Nitheen Ramalingam is an Indian Visual Artist and educator currently based in Davis and Fremont, CA.                                Primarily a drawer and a painter, he is interested in exploring themes such as alienation, social class and identity using a historical lens and a figurative language. Ramalingam has upcoming exhibitions in Sacramento City Hall, CA; Gallery OED, Kochi, India and Method Gallery, New Delhi, India. In the past he has exhibited in several venues across the world such as The Maria Manetti Shrem Museum of Art, CA; Stroom Den Haag,NL; Conflictorium-museum of Conflict,India; and Kintex Art Asia,Korea.
He will be an Artist in residence at the Vermont Studio Center this year and in the past he has been a resident at The Verge center for the Arts, Sacramento, CA and has had studios and received mentorship from other institutions such as The Lalit Kala Akademi Regional center, Chennai, India and Khoj international Artists Association, New Delhi, India.
Born in Chennai, India, he recently graduated from the Art Studio MFA program at University of California, Davis. He has also received BVA in Painting and Printmaking and MVA in Painting from the M.S University of Baroda, India.

                                                                                   Artist Statement
Through figurative paintings and drawings, I have been meditating on people and their surroundings. An underlying aggrieved energy, suggestive of my concerns with alienation, oppression, and emancipation runs  through these works.
The current body of paintings is based on witnessing the commemoration of the Kilvenmani martyr’s day. I hope to express viscerally the embodied unity and joy in the organized oppressed people but also to meditate on the decline and failures of this movement in recent history. 

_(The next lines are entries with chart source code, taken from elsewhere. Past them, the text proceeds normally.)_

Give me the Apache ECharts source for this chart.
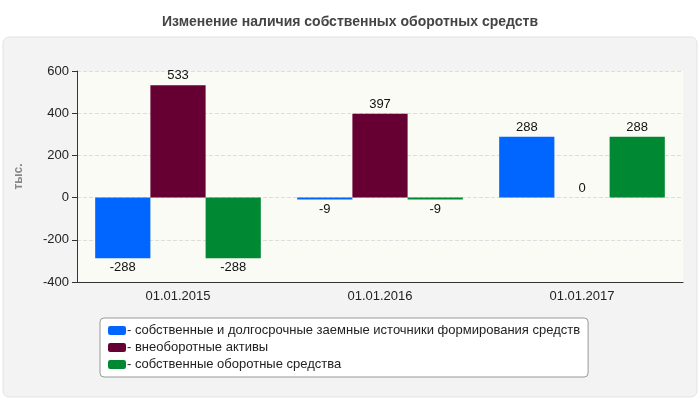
<!DOCTYPE html>
<html><head><meta charset="utf-8">
<script src="https://cdn.jsdelivr.net/npm/echarts@6/dist/echarts.min.js"></script>
<style>html,body{margin:0;padding:0;background:#fff}#c{width:700px;height:400px}</style>
</head><body><div id="c"></div>
<script>
const categories = ['01.01.2015','01.01.2016','01.01.2017'];
const seriesNames = ['собственные и долгосрочные заемные источники формирования средств','внеоборотные активы','собственные оборотные средства'];
const ownLong = [-288, -9, 288];
const nonCurrent = [533, 397, 0];
const ownCurrent = [-288, -9, 288];
const colors = ['#0066ff', '#660033', '#008833'];
const chart = echarts.init(document.getElementById('c'));
const lbl = {show:true, color:'#111', fontSize:13, fontFamily:'Arial',
  formatter:p=>p.value, position:'top', distance:3};
function mk(name, data, color){
  return {name, type:'bar', data: data.map(v=>({value:v, label:{position: v<0?'bottom':'top'}})),
    itemStyle:{color}, barGap:'0%', barCategoryGap:'18%', label:lbl};
}
chart.setOption({
  animation:false,
  title:{text:'Изменение наличия собственных оборотных средств', left:'center', top:10,
    textStyle:{fontSize:14, fontWeight:'bold', color:'#444', fontFamily:'Arial'}},
  graphic:[{type:'rect', z:-10, shape:{x:3,y:37,width:694,height:360,r:6},
    style:{fill:'#f3f3f3', stroke:'#e2e2e2', lineWidth:1}}],
  grid:{left:77, right:17, top:71, bottom:118, show:true, backgroundColor:'#fbfbf6', borderWidth:0},
  xAxis:{type:'category', data:categories,
    axisLine:{onZero:false, lineStyle:{color:'#333'}}, axisTick:{alignWithLabel:true, lineStyle:{color:'#333'}},
    axisLabel:{color:'#222', fontSize:13, fontFamily:'Arial', margin:8},
    splitLine:{show:false}},
  yAxis:{type:'value', min:-400, max:600, interval:200, name:'тыс.', nameLocation:'middle', nameGap:52,
    nameTextStyle:{color:'#888', fontWeight:'bold', fontSize:12, fontFamily:'Arial'},
    axisLine:{show:true, lineStyle:{color:'#333'}}, axisTick:{show:true, lineStyle:{color:'#333'}},
    axisLabel:{color:'#222', fontSize:13, fontFamily:'Arial'},
    splitLine:{lineStyle:{type:'dashed', color:'#ddd'}}},
  legend:{orient:'vertical', left:100, top:318, itemWidth:18, itemHeight:9, itemGap:4,
    icon:'roundRect', backgroundColor:'#fff', borderColor:'#999', borderWidth:1, borderRadius:4,
    padding:[6,8,6,8], formatter:n=>'- '+n,
    textStyle:{color:'#222', fontSize:13, fontFamily:'Arial', padding:[0,0,0,-4]}, data:seriesNames},
  series:[mk(seriesNames[0], ownLong, colors[0]), mk(seriesNames[1], nonCurrent, colors[1]), mk(seriesNames[2], ownCurrent, colors[2])]
});
</script></body></html>
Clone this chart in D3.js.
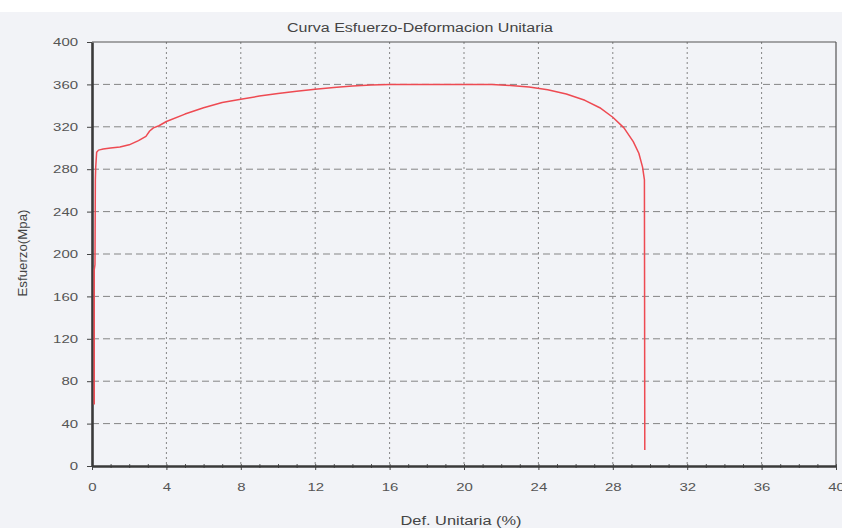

On Christmas Eve,1968, the village of Kilvenmani in the Nagapattinam district of southeastern India witnessed a horrific massacre. Under exploitative and unequal land relations, the peasants had become organized and militant; frustrated, one of the landlords and his henchmen killed 44 landless laborers by setting them on fire inside a hut. 
Since then, this region where my forebearers are from, has undergone several waves of land redistribution, transforming social relations. The day is now remembered with organized strength and joy by the peasants and the others in the region. I witnessed this in 2021.Using pastels and oil paint, I am meditating on the scenes of the commemoration. The character of Oil paint lends itself to expressing a sense of passion and hope simultaneously with a gloomy undertone. 
This body of paintings is affected conceptually and formally by my sculptural experimentation to build large objects and site-specific monuments. Through the readings from James E. Young and Miwon Kwon, I was introduced to the concept of "anti-monumental" art and other approaches to public art and community-based projects being explored by contemporary Western Artists. Similarly, delving into the writings of Nav Hak and Ken Lum provided me with a nuanced understanding of multiculturalism and identity politics within the art world.